Diversos estados e municípios e órgãos públicos federais têm desenvolvido programas de integridade a partir do marco legal existente. Há pouca informação, no entanto, sobre esse processo, tanto individualmente, quanto de modo agregado. Avaliações de políticas públicas dependem de pesquisas qualitativas e quantitativas detalhadas, o que ainda falta no país. Por isso, é extremamente importante o esforço realizado pelo Tribunal de Contas da União, em parceria com a Rede de Controle Nacional, para avaliar os riscos de fraude e corrupção em órgãos públicos de todo o país.

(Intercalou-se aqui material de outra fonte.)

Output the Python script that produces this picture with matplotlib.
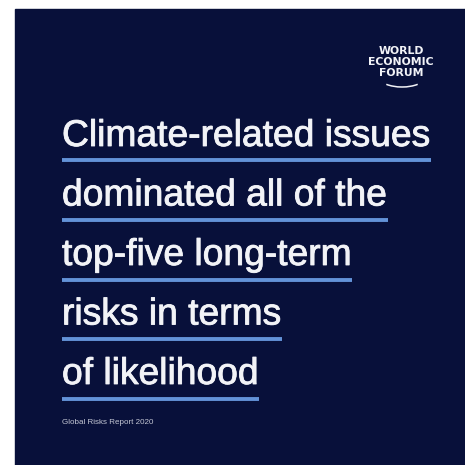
import matplotlib
matplotlib.use("Agg")
import matplotlib.pyplot as plt
from matplotlib.patches import Rectangle, Arc
import matplotlib.patheffects as pe

# Content
headline = ["Climate-related issues",
            "dominated all of the",
            "top-five long-term",
            "risks in terms",
            "of likelihood"]
logo_lines = ["WORLD", "ECONOMIC", "FORUM"]
source = "Global Risks Report 2020"

bg = "#08103a"
rule_color = "#6393d8"
text_color = "#f2f3f7"

W = H = 465
fig = plt.figure(figsize=(4.65, 4.65), dpi=100)
fig.patch.set_facecolor("white")
ax = fig.add_axes([0, 0, 1, 1])
ax.set_xlim(0, W)
ax.set_ylim(H, 0)
ax.axis("off")

# dark panel
ax.add_patch(Rectangle((15, 9), W - 15, H - 9, color=bg, zorder=0))

# headline with underlines
left = 62
base0 = 146
step = 59.5
fig.canvas.draw()
renderer = fig.canvas.get_renderer()
for i, line in enumerate(headline):
    y = base0 + i * step
    t = ax.text(left, y, line, fontsize=26.8, family="Liberation Sans",
                color=text_color, va="baseline", ha="left",
                path_effects=[pe.withStroke(linewidth=0.6, foreground=text_color)])
    bb = t.get_window_extent(renderer=renderer)
    ax.plot([left, left + bb.width], [y + 14.5, y + 14.5], color=rule_color,
            lw=2.8, solid_capstyle="butt")

# logo
for j, s in enumerate(logo_lines):
    ax.text(401, 51 + j * 11, s, fontsize=7.8, family="DejaVu Sans",
            fontweight="bold", color=text_color, ha="center", va="center")
ax.add_patch(Arc((402, 77), 46, 20, theta1=25, theta2=155,
                 color=text_color, lw=1.1))

# source line
ax.text(left, 422, source, fontsize=5.8, family="Liberation Sans",
        color="#c4c7d4", ha="left", va="center")

fig.savefig("out.png", dpi=100, facecolor=fig.get_facecolor())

No mais, parece faltar uma percepção de que a administração pública precisa fazer mais do que implementar medidas de compliance pública. Afinal, focar-se, exclusivamente, na implementação das normas já existentes pressupõe uma avaliação de que estas já estão em nível adequado e suficiente. Pelo contrário, no entanto, a legislação brasileira em todos os níveis, mas especialmente no subnacional, ainda precisa ser muito aprimorada. Questões como conflitos de interesse, lobby, proteção de denunciantes precisam ser regulamentadas. Por isso, avançar na agenda de integridade depende de um esforço político conjunto do Poder Executivo e Legislativo na aprovação de reformas legais e administrativas.

De que maneira a tecnologia pode ser útil na prevenção da corrupção?

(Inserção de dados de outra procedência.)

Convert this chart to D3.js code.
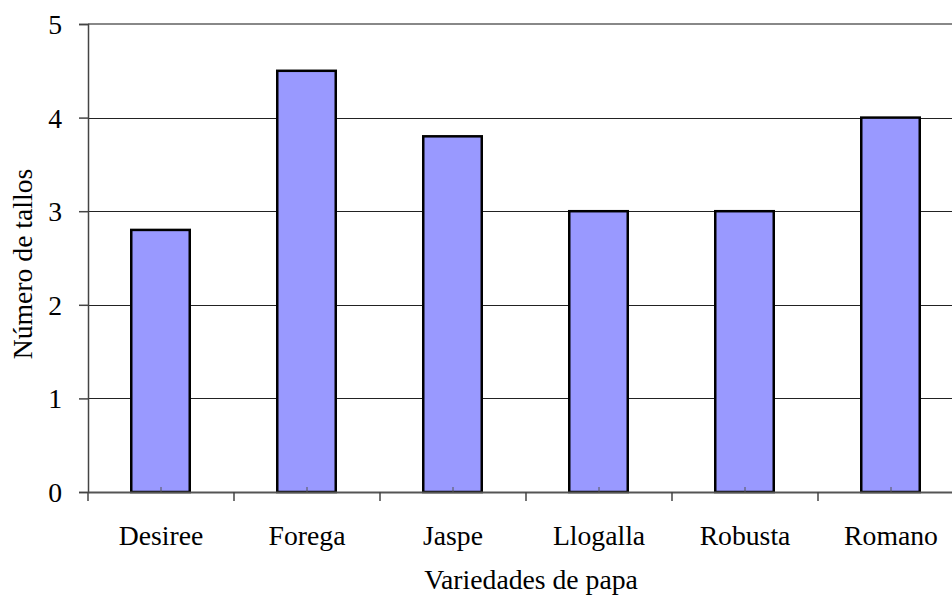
<!DOCTYPE html>
<html>
<head>
<meta charset="utf-8">
<script src="https://cdn.jsdelivr.net/npm/d3@7"></script>
<style>
  html, body { margin: 0; padding: 0; background: #fff; }
  svg { display: block; }
  svg text { font-family: "Times New Roman", "Liberation Serif", "DejaVu Serif", serif !important; fill: #000; }
</style>
</head>
<body>
<svg id="chart" width="952" height="595"></svg>
<script>
// Número de tallos por variedad de papa
const categories = ["Desiree", "Forega", "Jaspe", "Llogalla", "Robusta", "Romano"];
const values = [2.8, 4.5, 3.8, 3.0, 3.0, 4.0];
const yTicks = [0, 1, 2, 3, 4, 5];
const xTitle = "Variedades de papa";
const yTitle = "Número de tallos";

const svg = d3.select("#chart");
const plotLeft = 88, plotBottom = 492, plotTop = 24, band = 146;
const fontSize = 27.7;
const serif = "'Times New Roman', 'Liberation Serif', 'DejaVu Serif', serif";

const x = d3.scaleBand()
  .domain(categories)
  .range([plotLeft, plotLeft + band * categories.length])
  .paddingInner(0).paddingOuter(0);

const y = d3.scaleLinear().domain([0, 5]).range([plotBottom, plotTop]);

// horizontal gridlines
svg.append("g")
  .selectAll("line")
  .data(yTicks.filter(t => t > 0 && t < 5))
  .join("line")
  .attr("x1", plotLeft).attr("x2", 952)
  .attr("y1", d => Math.round(y(d)) + 0.5).attr("y2", d => Math.round(y(d)) + 0.5)
  .attr("stroke", "#222").attr("stroke-width", 1);

// top border of plot area
svg.append("line")
  .attr("x1", plotLeft).attr("x2", 952)
  .attr("y1", y(5)).attr("y2", y(5))
  .attr("stroke", "#888").attr("stroke-width", 2);

// bars
const barW = 58.5;
svg.append("g")
  .selectAll("rect")
  .data(categories.map((c, i) => ({ c, v: values[i] })))
  .join("rect")
  .attr("x", d => x(d.c) + x.bandwidth() / 2 - barW / 2 - 0.5)
  .attr("y", d => y(d.v))
  .attr("width", barW)
  .attr("height", d => y(0) - y(d.v))
  .attr("fill", "#9999ff")
  .attr("stroke", "#000")
  .attr("stroke-width", 2.5);

// y axis
const yAxis = svg.append("g")
  .attr("transform", `translate(${plotLeft},0)`)
  .call(d3.axisLeft(y).tickValues(yTicks).tickFormat(d3.format("d")).tickSize(9).tickPadding(17));
yAxis.attr("font-family", serif);
yAxis.select(".domain").attr("stroke", "#444").attr("stroke-width", 1.5);
yAxis.selectAll(".tick line").attr("stroke", "#444").attr("stroke-width", 1.5);
yAxis.selectAll(".tick text")
  .attr("font-size", fontSize)
  .style("font-family", serif)
  .attr("dy", "0.34em");

// x axis: small marks at category centres, labels below
const xAxis = svg.append("g")
  .attr("transform", `translate(0,${plotBottom})`)
  .call(d3.axisBottom(x).tickSize(-5).tickSizeOuter(0).tickPadding(33));
xAxis.attr("font-family", serif);
xAxis.select(".domain").attr("stroke", "#555").attr("stroke-width", 2);
xAxis.selectAll(".tick line").attr("stroke", "#555").attr("stroke-width", 1);
xAxis.selectAll(".tick text")
  .attr("font-size", fontSize)
  .style("font-family", serif);

// category boundary ticks
svg.append("g")
  .selectAll("line")
  .data(categories.map(c => x(c)))
  .join("line")
  .attr("x1", d => d).attr("x2", d => d)
  .attr("y1", plotBottom).attr("y2", plotBottom + 9)
  .attr("stroke", "#444").attr("stroke-width", 1.5);

// axis titles
svg.append("text")
  .attr("x", 531).attr("y", 589)
  .attr("text-anchor", "middle")
  .attr("font-size", fontSize)
  .style("font-family", serif)
  .text(xTitle);

svg.append("text")
  .attr("transform", "translate(32,264) rotate(-90)")
  .attr("text-anchor", "middle")
  .attr("font-size", fontSize)
  .style("font-family", serif)
  .text(yTitle);
</script>
</body>
</html>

Sistemas de gerenciamento de informações podem ser utilizados para comparar e cruzar um volume gigantesco de dados, produzindo análises e conclusões relevantes na identificação de riscos e indícios de corrupção. Por exemplo, a Controladoria-Geral da União disponibilizou o Painel de Contratações Relacionadas à Covid-19 com informações sobre os preços pagos em contratações emergenciais por órgãos públicos de todo o Brasil. Informações se prestam à interpretação, todavia. Então, é importante garantir que esses sistemas esclareçam bem suas limitações, funcionalidades e objetivos. O Painel da CGU, por exemplo, serve de referência para gestores realizando contratações, mas dá margem a interpretações indevidas sobre aquisições específicas, já que a informação é pouco detalhada no agregado.

Gostaria de chamar atenção, no entanto, para o papel que a tecnologia pode ter ao aproximar os indivíduos do poder público e facilitar o monitoramento de suas ações. É pela publicação de informações em seus sites – transparência ativa – que órgãos públicos prestam contas à sociedade do que fazem. Um olhar humano para o uso dessa tecnologia exige que sejam utilizadas ferramentas não só para fornecer essas informações, mas para torna-las acessíveis e inteligíveis para o cidadão médio, ou seja, para pessoas que não são especialistas em gestão pública, licitações, etc. A tecnologia pode ser utilizada para apresentar as informações de modo agregado, mas também em dados abertos. Igualmente importante garantir que esses sites sejam divulgados amplamente, razão pela qual as redes sociais são tão importantes. Combater a desinformação – tão comum neste momento – exige um engajamento efetivo do poder público na disseminação de informações oficiais.